* [Material for this exercise]

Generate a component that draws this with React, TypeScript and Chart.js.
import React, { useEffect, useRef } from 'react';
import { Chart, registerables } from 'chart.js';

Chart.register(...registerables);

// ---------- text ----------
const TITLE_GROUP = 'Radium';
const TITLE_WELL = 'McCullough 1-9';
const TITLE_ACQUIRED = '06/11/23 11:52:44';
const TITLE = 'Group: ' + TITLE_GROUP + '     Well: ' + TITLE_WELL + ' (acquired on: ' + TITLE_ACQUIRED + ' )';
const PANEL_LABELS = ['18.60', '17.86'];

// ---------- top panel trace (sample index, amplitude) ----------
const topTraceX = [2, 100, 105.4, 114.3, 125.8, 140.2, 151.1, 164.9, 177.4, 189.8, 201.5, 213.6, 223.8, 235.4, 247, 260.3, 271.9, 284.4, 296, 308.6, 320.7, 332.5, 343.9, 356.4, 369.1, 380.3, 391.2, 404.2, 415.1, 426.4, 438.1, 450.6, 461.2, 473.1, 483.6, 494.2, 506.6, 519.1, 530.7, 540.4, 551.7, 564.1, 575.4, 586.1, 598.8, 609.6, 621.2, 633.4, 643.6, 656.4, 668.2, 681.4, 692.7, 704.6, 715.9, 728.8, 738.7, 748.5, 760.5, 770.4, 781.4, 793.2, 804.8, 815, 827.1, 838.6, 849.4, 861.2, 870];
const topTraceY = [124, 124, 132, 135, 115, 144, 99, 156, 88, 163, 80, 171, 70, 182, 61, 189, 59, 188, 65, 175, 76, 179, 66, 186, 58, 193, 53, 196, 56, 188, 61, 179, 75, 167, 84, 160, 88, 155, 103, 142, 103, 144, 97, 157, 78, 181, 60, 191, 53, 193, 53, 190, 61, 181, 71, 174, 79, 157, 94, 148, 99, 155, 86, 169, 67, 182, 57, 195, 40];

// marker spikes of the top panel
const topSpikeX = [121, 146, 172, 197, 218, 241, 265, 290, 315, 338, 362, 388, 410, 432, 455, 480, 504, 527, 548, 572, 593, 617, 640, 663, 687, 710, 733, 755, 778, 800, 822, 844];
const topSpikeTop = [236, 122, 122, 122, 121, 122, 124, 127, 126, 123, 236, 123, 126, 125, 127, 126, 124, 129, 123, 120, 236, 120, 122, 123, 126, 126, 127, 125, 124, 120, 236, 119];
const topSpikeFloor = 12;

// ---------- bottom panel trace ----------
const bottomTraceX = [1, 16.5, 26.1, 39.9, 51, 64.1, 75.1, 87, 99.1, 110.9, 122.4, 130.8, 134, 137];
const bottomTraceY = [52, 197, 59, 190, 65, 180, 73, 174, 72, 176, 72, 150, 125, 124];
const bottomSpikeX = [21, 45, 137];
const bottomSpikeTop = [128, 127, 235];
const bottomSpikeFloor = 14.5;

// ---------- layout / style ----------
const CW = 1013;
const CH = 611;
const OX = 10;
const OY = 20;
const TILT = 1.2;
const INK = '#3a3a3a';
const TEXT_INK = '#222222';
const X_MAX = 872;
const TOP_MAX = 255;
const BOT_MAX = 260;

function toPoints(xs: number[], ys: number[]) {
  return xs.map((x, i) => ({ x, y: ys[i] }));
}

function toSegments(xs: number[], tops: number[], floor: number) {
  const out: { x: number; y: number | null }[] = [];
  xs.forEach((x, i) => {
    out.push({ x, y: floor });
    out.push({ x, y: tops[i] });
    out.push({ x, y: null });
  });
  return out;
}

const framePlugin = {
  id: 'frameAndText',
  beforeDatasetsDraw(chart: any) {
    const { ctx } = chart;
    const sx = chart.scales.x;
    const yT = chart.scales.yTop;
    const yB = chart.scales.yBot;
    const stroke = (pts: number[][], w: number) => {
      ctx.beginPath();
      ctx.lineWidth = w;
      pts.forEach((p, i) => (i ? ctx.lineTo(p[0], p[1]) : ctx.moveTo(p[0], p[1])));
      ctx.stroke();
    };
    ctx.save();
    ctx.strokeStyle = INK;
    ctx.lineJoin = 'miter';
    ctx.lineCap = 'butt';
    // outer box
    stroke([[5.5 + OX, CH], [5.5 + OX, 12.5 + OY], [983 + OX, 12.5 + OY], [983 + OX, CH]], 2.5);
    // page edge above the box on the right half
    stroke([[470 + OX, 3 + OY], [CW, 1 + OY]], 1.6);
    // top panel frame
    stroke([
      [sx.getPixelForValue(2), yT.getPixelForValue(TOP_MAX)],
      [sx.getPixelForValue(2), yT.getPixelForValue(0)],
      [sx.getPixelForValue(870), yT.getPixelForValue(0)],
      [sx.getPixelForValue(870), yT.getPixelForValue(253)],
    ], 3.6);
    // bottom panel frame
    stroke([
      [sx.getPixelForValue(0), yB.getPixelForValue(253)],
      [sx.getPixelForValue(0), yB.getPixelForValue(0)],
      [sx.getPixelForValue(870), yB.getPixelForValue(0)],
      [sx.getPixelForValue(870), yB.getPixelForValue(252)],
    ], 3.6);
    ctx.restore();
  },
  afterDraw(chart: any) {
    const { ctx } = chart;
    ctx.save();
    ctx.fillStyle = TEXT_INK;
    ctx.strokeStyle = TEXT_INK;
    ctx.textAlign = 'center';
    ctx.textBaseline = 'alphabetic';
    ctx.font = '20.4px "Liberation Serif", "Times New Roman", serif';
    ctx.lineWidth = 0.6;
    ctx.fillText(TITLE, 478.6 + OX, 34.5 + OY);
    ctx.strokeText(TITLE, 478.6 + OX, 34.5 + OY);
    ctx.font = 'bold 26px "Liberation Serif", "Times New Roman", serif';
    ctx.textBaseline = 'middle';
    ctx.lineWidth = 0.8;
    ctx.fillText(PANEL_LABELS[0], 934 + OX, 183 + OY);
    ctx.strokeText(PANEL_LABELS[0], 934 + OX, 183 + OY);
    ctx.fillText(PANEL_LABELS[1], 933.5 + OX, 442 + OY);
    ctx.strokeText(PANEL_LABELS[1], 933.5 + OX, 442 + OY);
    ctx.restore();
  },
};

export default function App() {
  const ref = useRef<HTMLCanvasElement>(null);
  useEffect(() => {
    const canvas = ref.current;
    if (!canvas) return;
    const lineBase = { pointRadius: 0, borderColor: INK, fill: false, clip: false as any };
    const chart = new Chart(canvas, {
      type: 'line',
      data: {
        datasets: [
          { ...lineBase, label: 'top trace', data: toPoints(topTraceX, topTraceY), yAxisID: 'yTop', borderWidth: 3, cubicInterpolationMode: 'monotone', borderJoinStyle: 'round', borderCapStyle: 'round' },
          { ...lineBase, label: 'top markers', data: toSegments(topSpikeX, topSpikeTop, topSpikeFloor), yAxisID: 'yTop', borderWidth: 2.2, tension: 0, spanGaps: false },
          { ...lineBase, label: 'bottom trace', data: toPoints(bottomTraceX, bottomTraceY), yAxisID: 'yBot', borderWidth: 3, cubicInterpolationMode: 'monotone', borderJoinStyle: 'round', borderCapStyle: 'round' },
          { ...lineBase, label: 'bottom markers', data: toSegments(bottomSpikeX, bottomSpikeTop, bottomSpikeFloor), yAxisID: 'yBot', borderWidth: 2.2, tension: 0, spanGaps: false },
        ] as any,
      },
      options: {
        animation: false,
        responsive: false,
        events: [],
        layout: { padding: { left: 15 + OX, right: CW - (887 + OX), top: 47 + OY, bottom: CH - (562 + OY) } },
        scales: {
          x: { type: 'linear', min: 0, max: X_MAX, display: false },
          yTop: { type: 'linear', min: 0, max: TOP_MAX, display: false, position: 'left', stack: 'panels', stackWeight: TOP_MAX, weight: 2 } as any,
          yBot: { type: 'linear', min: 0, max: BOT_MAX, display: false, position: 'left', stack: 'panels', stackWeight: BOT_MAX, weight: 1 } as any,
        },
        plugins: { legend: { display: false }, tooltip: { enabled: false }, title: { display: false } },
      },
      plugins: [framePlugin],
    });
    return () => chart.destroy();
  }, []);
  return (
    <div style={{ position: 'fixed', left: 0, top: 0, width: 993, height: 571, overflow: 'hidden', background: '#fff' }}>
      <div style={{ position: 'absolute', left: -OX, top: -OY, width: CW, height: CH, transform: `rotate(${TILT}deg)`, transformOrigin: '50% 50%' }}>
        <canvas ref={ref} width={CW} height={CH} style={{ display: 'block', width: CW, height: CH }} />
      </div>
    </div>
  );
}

--

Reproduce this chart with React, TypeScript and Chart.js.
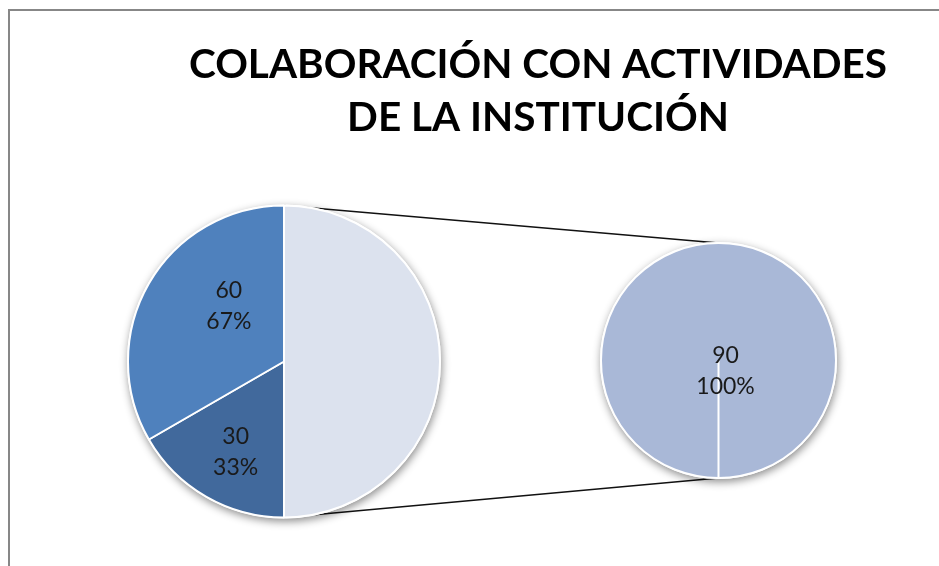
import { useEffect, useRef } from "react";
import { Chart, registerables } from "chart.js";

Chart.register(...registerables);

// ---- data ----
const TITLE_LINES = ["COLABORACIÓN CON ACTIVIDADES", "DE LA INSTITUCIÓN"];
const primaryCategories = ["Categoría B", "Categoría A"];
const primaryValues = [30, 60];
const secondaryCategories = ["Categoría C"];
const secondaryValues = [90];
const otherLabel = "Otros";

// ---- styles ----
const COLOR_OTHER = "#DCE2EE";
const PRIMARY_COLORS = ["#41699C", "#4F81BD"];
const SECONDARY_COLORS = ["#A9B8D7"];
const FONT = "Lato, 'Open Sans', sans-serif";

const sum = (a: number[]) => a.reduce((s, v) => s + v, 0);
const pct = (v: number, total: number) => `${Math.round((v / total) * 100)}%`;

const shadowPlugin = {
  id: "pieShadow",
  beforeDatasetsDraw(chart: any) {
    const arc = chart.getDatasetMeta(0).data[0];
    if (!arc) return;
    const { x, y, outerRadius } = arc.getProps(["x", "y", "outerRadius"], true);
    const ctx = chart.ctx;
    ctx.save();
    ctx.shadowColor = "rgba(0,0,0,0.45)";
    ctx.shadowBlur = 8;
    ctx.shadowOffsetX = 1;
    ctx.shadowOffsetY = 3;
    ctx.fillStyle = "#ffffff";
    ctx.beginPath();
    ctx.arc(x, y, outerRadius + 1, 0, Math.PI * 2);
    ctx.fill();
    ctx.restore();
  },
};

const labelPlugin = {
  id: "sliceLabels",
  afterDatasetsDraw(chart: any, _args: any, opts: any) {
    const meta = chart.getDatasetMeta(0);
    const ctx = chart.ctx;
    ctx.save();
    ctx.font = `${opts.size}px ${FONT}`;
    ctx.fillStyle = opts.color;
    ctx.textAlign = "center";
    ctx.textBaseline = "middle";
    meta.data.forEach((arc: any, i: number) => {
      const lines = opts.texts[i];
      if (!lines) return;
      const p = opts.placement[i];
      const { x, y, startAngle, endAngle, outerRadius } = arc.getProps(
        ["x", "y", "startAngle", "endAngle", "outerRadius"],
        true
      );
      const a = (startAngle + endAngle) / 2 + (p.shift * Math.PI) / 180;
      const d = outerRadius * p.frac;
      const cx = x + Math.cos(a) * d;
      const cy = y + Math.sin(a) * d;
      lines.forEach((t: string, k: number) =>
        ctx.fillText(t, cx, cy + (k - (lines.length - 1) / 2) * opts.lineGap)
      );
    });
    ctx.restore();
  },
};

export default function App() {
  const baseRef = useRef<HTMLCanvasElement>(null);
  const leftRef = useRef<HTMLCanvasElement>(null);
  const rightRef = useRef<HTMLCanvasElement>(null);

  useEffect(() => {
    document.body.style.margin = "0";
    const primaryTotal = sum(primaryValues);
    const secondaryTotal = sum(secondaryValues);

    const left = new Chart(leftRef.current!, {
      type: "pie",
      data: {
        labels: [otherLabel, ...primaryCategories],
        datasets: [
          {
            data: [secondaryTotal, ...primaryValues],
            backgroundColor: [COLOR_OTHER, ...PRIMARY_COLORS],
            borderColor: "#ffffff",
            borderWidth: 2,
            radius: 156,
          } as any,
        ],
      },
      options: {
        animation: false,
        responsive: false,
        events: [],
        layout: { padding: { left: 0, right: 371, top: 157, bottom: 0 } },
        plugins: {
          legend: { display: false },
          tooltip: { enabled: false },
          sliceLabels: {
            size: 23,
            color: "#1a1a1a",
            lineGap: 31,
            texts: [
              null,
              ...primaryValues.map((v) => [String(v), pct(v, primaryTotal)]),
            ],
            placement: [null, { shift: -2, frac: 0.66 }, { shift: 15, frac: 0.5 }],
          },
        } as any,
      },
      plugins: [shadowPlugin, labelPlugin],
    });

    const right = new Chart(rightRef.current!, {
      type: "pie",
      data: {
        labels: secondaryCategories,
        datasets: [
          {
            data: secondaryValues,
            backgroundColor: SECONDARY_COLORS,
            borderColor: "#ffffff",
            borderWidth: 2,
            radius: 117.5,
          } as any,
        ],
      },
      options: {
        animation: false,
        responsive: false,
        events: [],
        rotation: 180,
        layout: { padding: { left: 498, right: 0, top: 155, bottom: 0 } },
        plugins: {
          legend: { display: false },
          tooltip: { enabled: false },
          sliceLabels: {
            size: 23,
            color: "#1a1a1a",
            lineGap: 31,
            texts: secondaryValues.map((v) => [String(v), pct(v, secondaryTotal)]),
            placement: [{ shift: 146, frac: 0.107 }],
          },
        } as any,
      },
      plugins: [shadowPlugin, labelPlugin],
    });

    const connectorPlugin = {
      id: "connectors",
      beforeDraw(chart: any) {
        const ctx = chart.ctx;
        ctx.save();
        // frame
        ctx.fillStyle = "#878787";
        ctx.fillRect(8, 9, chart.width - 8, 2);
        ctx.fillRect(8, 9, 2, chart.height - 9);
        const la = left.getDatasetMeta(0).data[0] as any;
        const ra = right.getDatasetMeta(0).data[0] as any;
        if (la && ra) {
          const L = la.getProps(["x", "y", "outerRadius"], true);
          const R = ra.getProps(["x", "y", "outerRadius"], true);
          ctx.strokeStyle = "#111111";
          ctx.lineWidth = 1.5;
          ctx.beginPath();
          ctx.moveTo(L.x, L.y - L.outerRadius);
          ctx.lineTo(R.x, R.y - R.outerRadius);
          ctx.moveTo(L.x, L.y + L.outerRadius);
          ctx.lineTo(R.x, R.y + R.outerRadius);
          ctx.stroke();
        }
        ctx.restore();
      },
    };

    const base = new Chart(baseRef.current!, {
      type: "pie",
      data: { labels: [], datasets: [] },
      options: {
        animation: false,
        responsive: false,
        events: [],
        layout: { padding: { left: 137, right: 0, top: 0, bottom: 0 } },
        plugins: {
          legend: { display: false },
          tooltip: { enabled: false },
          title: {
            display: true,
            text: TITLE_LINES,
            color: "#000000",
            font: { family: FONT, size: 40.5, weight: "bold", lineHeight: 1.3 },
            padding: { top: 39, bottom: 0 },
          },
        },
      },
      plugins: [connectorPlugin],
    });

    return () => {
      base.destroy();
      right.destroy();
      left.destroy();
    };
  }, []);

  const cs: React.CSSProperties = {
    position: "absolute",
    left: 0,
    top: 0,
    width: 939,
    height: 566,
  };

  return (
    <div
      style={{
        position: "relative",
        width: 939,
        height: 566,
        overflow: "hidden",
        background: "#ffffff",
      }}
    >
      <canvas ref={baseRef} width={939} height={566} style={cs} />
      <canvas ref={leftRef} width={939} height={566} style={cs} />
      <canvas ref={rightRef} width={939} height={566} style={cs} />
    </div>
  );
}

* [Problem requirements] Exactly as written, quote the lines from the one that has "Generate a component" down to the one that has "const PANEL_LABELS = ['18.60', '17.86'];", and include both.

* [Response to the task]
Generate a component that draws this with React, TypeScript and Chart.js.
import React, { useEffect, useRef } from 'react';
import { Chart, registerables } from 'chart.js';

Chart.register(...registerables);

// ---------- text ----------
const TITLE_GROUP = 'Radium';
const TITLE_WELL = 'McCullough 1-9';
const TITLE_ACQUIRED = '06/11/23 11:52:44';
const TITLE = 'Group: ' + TITLE_GROUP + '     Well: ' + TITLE_WELL + ' (acquired on: ' + TITLE_ACQUIRED + ' )';
const PANEL_LABELS = ['18.60', '17.86'];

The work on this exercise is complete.